2. Check the phase sequence of the incoming machine with the help of a sequence indicator or small induction motor.
To determine the phase sequence with the help of induction motor, connect a small induction motor with bus bars and incoming alternator one by one. If the induction motor is running in the same direction in both cases, then the phase sequence is the same.
Interchange any two phases of the incoming alternator at the synchronizing switch if it is not correct.
3. By adjusting the speed of the incoming machine, make the pointer of synchroscope stationery in the vertical position.
4. Measure the voltage of incoming alternator, make it equal to that of the bus bars by adjusting the excitation of the incoming alternator.
5. After satisfying all these conditions, the voltmeter will show zero reading. Now close the synchronization switch.
Shifting of Load on Alternators
After closing the synchronizing switch, alternator B is connected in parallel with the alternator A. At this instant alternator B is not delivering any load (current) to the bus bars.
The load is shifted from the running alternator A to the incoming alternator by increasing the mechanical power input to the prime-mover of alternator B and simultaneously reducing the mechanical power input to the prime-mover of alternator A.
In case of steam machines, this can be readily done by opening the steam valve of the alternator B and simultaneously closing the steam valve of alternator A.
Thus any load can be shifted to incoming alternator B from alternator A. Generally it is shifted as per their respective ratings.
If alternator A is to be disconnected from the bus bars, the process continues till the whole of the load is shifted to the incoming alternator B as indicated by the ammeters and watt-meters in the line circuits. Then the circuit breaker (main switch) and the field breaker (field switch) of alternator A are opened.

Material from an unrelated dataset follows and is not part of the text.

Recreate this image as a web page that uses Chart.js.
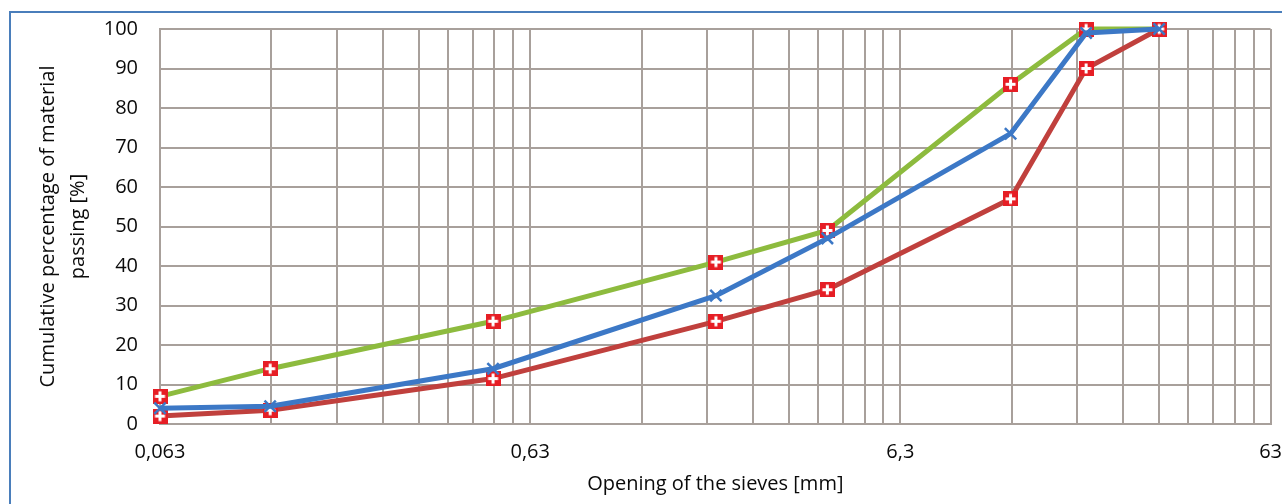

The most important point, to be noted, is that the load cannot be shifted from one machine to the other by adjusting the excitation. Once the alternator is connected to the bus-bars, the change in excitation only changes the power factor of the alternator.
The large grid systems which are fed by numerous alternators of very large capacity are termed as Infinite Bus-bars.
Control of bus-bar voltage: When several alternators are running in parallel, the bus-bar voltage can be regulated by regulating the excitation of all the machines. Change of excitation of any one machine will only affect the reactive load delivered by the machine.
Control of bus-bar frequency: When several alternators are running in parallel, the bus-bar frequency can be regulated by regulating the power input to all the machines. An increase of power input to any one machine will merely cause it to take more load at the expense of the other machines with the possibility of damage to itself.